Prof. Plinio Corrêa de Oliveira
Biographical selection:

St. Germain, born into one of the most noble families in Gaul, was the Bishop of the French Diocese of Auxerre in the 5th century. He was sent as a missionary to England around 429 to combat the errors of the Pelagians. He zealously confirmed the Catholics in the True Faith and converted the heretics, preaching often in the highways and fields when the churches were not able to contain the crowds that flocked to hear him.

st germain sent to England

St. Germain travels to England to combat the Pelagians

Two barbarian peoples – the Picts and the Saxons – had invaded Great Britain and were making raids on the native Britons. St. Germain did not hesitate to take up the sword and assume the role of commander-in-chief of the Anglos at a mountainous site near a river in Mould (North Wales). As the enemy approached, St. Germain launched his warriors against them, leading them to a valley between two high mountains. There he ordered his men to shout out the war cry "Halleluiah!" when he gave the sign.

The sound echoed from the hills with a noise so loud that the barbarians believed they would face a mighty army. In panic, they flung down their arms and ran. Many of them were drowned in the river as they madly rushed to cross it. The others fell under the swords of the soldiers of St. Germain.

One time, Eocarich, a barbarian King, was sent to subdue the people of Armorica, or Brittany, to punish them for a recent revolt, The Saint agreed to be their protector. St. Germain boldly accosted the barbarian to stop the expedition.

Eocarich angrily gestured for the Saint to move out of his way. Taking the chief's horse by the bridle, St. Germain loudly cried out: "You will pass over my dead body, O King of the Alemannis, or you will hear my words, because I speak to you in the name of Christ, the King of Heaven."

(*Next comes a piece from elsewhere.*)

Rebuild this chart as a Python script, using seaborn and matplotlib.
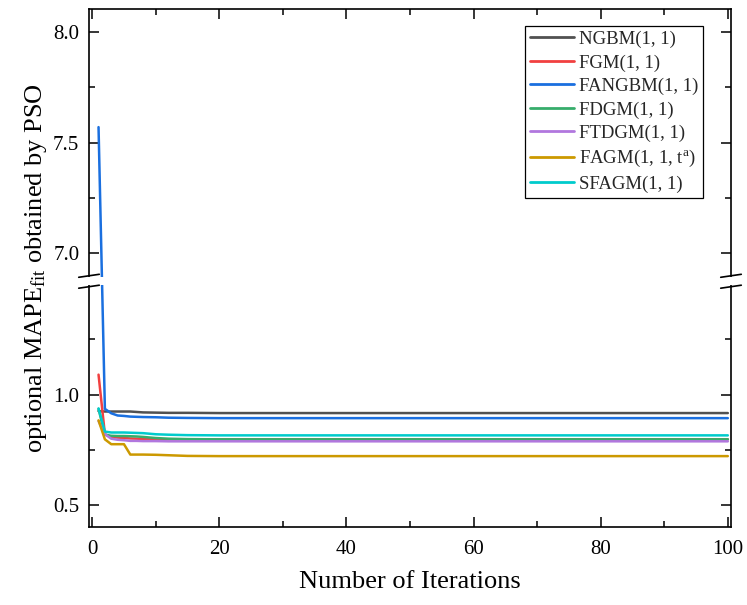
import numpy as np
import pandas as pd
import matplotlib
matplotlib.use("Agg")
import matplotlib.pyplot as plt
import matplotlib.transforms as mtransforms
from matplotlib.patches import Rectangle
from matplotlib.lines import Line2D
import seaborn as sns

# ---------------- data ----------------
iterations = [1, 2, 3, 4, 5, 6, 7, 8, 10, 12, 15, 20, 40, 60, 80, 100]
ngbm   = [0.925, 0.923, 0.923, 0.923, 0.923, 0.923, 0.921, 0.919, 0.918, 0.917, 0.917, 0.916, 0.916, 0.916, 0.916, 0.916]
fgm    = [1.090, 0.820, 0.808, 0.805, 0.803, 0.801, 0.800, 0.799, 0.798, 0.797, 0.797, 0.797, 0.797, 0.797, 0.797, 0.797]
fangbm = [7.570, 0.935, 0.915, 0.905, 0.903, 0.900, 0.899, 0.898, 0.897, 0.895, 0.894, 0.893, 0.893, 0.893, 0.893, 0.893]
fdgm   = [0.935, 0.818, 0.813, 0.812, 0.812, 0.811, 0.810, 0.808, 0.803, 0.800, 0.798, 0.797, 0.797, 0.797, 0.797, 0.797]
ftdgm  = [0.880, 0.820, 0.800, 0.795, 0.793, 0.790, 0.790, 0.789, 0.789, 0.788, 0.788, 0.788, 0.788, 0.788, 0.788, 0.788]
fagm   = [0.883, 0.797, 0.775, 0.775, 0.775, 0.728, 0.728, 0.728, 0.727, 0.725, 0.722, 0.721, 0.721, 0.721, 0.721, 0.721]
sfagm  = [0.937, 0.832, 0.828, 0.828, 0.828, 0.827, 0.826, 0.825, 0.820, 0.818, 0.816, 0.815, 0.815, 0.815, 0.815, 0.815]

series_names = ["NGBM(1, 1)", "FGM(1, 1)", "FANGBM(1, 1)", "FDGM(1, 1)",
                "FTDGM(1, 1)", r"FAGM(1, 1, t$^{\rm a}$)", "SFAGM(1, 1)"]
series_values = [ngbm, fgm, fangbm, fdgm, ftdgm, fagm, sfagm]
colors = ["#515151", "#F14040", "#1A6FDF", "#37AD6B", "#B177DE", "#CC9900", "#00CBCC"]

x_ticks = [0, 20, 40, 60, 80, 100]
x_minor = [10, 30, 50, 70, 90]
y_major = [0.5, 1.0, 7.0, 7.5, 8.0]
y_minor = [0.75, 1.25, 7.25, 7.75]

# ---------------- style ----------------
sns.set_theme(style="ticks")
plt.rcParams["font.family"] = ["Liberation Serif", "DejaVu Serif"]
plt.rcParams["mathtext.fontset"] = "custom"
plt.rcParams["mathtext.rm"] = "Liberation Serif"
plt.rcParams["mathtext.it"] = "Liberation Serif:italic"
plt.rcParams["mathtext.bf"] = "Liberation Serif:bold"

df = pd.concat([pd.DataFrame({"Iteration": iterations, "MAPE": v, "Model": n})
                for n, v in zip(series_names, series_values)], ignore_index=True)

fig = plt.figure(figsize=(7.47, 6.05), dpi=100)
ax = fig.add_axes([89 / 747, 1 - 527 / 605, 642 / 747, 518 / 605])

# broken y-axis via piecewise scale
LO, HI, GAP = 1.495, 6.89, 0.036

def fwd(y):
    y = np.asarray(y, dtype=float)
    mid = LO + (y - LO) * (GAP / (HI - LO))
    top = y - (HI - LO) + GAP
    return np.where(y <= LO, y, np.where(y >= HI, top, mid))

def inv(t):
    t = np.asarray(t, dtype=float)
    mid = LO + (t - LO) * ((HI - LO) / GAP)
    top = t + (HI - LO) - GAP
    return np.where(t <= LO, t, np.where(t >= LO + GAP, top, mid))

ax.set_yscale("function", functions=(fwd, inv))

sns.lineplot(data=df, x="Iteration", y="MAPE", hue="Model", hue_order=series_names,
             palette=dict(zip(series_names, colors)), linewidth=1.8, ax=ax,
             estimator=None, sort=False)

ax.set_xlim(-0.5, 100.5)
ax.set_ylim(0.4, 8.105)
ax.set_xticks(x_ticks)
ax.set_xticks(x_minor, minor=True)
ax.set_yticks(y_major)
ax.set_yticklabels([f"{v:.1f}" for v in y_major])
ax.set_yticks(y_minor, minor=True)
ax.yaxis.set_minor_formatter(matplotlib.ticker.NullFormatter())

ax.tick_params(which="both", direction="in", top=True, right=True, labelsize=15,
               width=1.1, color="black", labelcolor="black")
ax.tick_params(axis="y", pad=7)
ax.tick_params(axis="x", pad=9)
ax.tick_params(which="major", length=7)
ax.tick_params(which="minor", length=4.5)
for s in ax.spines.values():
    s.set_linewidth(1.2)
    s.set_color("black")

ax.set_xlabel("Number of Iterations", fontsize=19, labelpad=9, color="black")
ax.set_ylabel(r"optional MAPE$_{\rm fit}$ obtained by PSO", fontsize=19, labelpad=3, color="black")

# white gap across the break
trans = mtransforms.blended_transform_factory(ax.transAxes, ax.transData)
ax.add_patch(Rectangle((-0.03, LO), 1.06, HI - LO, transform=trans, facecolor="white",
                       edgecolor="none", clip_on=False, zorder=5))
# slanted break marks
dx, dy = 0.016, 0.0135
for xc in (0.0, 1.0):
    for yc in (HI, LO):
        ax.add_line(Line2D([xc - dx, xc + dx], [yc - dy, yc + dy], transform=trans,
                           color="black", linewidth=1.2, clip_on=False, zorder=6))

leg = ax.legend(loc="upper right", bbox_to_anchor=(0.956, 0.967), borderaxespad=0,
                fontsize=13.5, frameon=True, fancybox=False, framealpha=1,
                edgecolor="black", handlelength=2.35, handletextpad=0.25,
                labelspacing=0.33, borderpad=0.25)
leg.get_frame().set_linewidth(0.9)
for h in leg.get_lines():
    h.set_linewidth(2.0)

fig.savefig("out.png", dpi=100)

sacarphagus st germain tomb

The funeral of St. Germain in Ravenna

The King, impressed with the supernatural majesty of the Bishop, dismounted, listened to his words and agreed to call off his troops and not to ravage the province.

Once when he was in Autun, St. Germain – followed by the people – went to the tomb of the Holy Bishop Cassian. After praying for a long time, he said: "Glorious brother, what do you do in your sepulcher?"

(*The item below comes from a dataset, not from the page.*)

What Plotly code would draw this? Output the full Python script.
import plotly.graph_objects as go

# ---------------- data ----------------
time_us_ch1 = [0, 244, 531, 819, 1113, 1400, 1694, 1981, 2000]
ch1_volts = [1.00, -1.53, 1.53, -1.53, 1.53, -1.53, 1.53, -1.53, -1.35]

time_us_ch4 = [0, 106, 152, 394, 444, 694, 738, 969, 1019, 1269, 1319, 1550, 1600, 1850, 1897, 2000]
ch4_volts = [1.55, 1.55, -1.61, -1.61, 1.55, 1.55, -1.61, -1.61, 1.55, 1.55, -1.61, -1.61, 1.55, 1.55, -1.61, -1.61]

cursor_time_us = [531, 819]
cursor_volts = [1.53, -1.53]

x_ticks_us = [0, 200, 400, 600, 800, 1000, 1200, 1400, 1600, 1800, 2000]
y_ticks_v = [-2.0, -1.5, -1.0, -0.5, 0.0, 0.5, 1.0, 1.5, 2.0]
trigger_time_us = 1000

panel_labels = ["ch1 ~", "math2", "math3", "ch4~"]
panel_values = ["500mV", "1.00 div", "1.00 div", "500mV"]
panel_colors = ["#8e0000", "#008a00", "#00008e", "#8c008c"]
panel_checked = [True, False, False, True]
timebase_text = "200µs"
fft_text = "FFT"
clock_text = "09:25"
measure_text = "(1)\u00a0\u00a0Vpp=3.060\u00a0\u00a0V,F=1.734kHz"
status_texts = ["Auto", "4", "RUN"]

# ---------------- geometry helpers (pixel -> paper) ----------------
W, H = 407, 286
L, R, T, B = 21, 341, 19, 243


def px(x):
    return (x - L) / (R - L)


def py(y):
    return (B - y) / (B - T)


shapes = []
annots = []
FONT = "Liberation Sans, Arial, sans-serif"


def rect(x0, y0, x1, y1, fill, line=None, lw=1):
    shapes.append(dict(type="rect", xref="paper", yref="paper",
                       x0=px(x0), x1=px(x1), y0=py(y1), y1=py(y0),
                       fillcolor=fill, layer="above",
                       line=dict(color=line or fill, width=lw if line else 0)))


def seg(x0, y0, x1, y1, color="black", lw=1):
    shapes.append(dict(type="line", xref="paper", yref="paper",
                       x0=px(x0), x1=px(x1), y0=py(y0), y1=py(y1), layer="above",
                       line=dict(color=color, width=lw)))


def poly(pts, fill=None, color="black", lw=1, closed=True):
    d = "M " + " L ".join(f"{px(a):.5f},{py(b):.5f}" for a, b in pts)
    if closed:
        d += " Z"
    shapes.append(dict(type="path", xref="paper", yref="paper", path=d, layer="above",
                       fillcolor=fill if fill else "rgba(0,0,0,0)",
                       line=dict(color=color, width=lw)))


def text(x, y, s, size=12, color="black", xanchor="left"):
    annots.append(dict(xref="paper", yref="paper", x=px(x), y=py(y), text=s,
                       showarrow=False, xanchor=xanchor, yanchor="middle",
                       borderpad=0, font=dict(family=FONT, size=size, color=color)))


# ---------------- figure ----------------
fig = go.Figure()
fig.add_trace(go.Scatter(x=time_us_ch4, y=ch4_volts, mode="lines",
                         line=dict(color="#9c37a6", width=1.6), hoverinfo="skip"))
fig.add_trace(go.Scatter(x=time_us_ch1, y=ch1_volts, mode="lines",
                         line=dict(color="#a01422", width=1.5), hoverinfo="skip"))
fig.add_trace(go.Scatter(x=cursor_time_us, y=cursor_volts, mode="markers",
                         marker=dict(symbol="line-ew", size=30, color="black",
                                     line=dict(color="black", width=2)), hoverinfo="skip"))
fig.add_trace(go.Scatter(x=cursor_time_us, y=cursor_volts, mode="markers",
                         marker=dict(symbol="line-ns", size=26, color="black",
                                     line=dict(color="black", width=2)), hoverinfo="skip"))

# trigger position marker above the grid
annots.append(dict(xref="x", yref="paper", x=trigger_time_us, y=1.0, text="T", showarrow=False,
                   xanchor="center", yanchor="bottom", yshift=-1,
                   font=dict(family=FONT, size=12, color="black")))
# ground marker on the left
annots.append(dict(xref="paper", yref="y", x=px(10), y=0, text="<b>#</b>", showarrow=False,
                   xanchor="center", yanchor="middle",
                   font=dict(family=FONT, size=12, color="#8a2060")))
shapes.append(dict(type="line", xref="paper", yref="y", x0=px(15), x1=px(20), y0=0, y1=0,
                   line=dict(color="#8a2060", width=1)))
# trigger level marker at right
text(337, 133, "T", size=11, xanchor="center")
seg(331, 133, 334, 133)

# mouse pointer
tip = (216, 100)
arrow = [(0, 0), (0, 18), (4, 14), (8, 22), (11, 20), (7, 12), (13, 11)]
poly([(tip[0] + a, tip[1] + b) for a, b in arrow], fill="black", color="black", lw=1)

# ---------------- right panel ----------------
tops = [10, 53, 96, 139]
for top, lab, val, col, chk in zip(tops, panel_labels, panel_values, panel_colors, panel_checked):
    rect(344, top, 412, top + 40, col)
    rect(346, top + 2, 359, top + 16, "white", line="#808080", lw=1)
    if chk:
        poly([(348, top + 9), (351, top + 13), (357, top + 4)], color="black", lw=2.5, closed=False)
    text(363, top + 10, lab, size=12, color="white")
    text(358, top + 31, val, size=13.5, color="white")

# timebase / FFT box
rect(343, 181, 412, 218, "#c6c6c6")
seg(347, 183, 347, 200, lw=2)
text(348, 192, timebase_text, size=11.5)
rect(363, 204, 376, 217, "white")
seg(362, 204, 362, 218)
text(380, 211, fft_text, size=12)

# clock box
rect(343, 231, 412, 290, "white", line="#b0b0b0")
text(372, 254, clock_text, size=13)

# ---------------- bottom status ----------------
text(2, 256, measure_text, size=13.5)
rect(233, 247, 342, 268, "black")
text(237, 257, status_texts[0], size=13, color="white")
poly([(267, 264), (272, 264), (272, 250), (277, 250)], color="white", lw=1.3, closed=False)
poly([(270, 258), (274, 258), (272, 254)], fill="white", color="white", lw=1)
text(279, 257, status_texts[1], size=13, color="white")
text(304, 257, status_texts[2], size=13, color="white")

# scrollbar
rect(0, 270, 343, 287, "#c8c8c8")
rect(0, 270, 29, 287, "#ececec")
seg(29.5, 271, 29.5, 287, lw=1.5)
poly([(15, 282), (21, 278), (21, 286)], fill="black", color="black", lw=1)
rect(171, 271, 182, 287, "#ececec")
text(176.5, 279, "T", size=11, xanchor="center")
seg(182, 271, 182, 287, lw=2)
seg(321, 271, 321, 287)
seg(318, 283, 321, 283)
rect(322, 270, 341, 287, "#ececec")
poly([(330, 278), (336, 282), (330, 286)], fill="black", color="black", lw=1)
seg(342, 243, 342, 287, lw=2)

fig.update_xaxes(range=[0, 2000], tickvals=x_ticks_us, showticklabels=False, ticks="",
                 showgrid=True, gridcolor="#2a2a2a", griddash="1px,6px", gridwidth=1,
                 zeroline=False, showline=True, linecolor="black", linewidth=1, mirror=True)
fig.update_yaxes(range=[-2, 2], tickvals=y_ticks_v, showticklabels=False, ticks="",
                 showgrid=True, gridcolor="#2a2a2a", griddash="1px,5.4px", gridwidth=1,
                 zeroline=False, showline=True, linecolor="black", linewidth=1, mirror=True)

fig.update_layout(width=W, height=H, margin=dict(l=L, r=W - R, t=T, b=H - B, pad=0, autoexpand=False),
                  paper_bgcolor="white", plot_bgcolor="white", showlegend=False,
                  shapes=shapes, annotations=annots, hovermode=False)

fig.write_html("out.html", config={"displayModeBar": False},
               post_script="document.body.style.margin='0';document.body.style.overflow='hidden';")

From inside the tomb came a voice answering: "I rest in the peace of the Lord and I await the coming of my Redeemer."

St. Germain replied: "My brother, rest in this sepulcher for as long a time as it pleases Christ Jesus. Farewell, until the end of the world. Pray for my people and for me, so that we may deserve the glory of a happy resurrection."

St Germain died in Ravenna on the last day of July in the year 448, have held his see 30 years and 25 days.

Comments of Prof. Plinio:

The 5th century was the century of the great invasions. The Roman Empire of the West was devastated by the attacks of the Barbarians after they crossed the Rhine and the Danube and covered all of Western Europe. It was a century of affliction for the Church because, along with the many Barbarians who were pagans, others were Arians.

statue st germanus germain

St. Germain at Saint-Germain l’Auxerrois Church in Paris

Arianism was a heresy that rose one century earlier and was spread among the Barbarians by a bishop called Ulfilas. He influenced a great number of the invaders to have a mortal hatred for the Catholic Church. The barbarian invasion was a disaster for the Church. It was an invasion of pagans and heretics who wanted to tear down the Catholic Latin Empire. Further, it was an invasion of persons without any civilization, who broke the structures of Roman Civilization upon which Christianity had left its mark.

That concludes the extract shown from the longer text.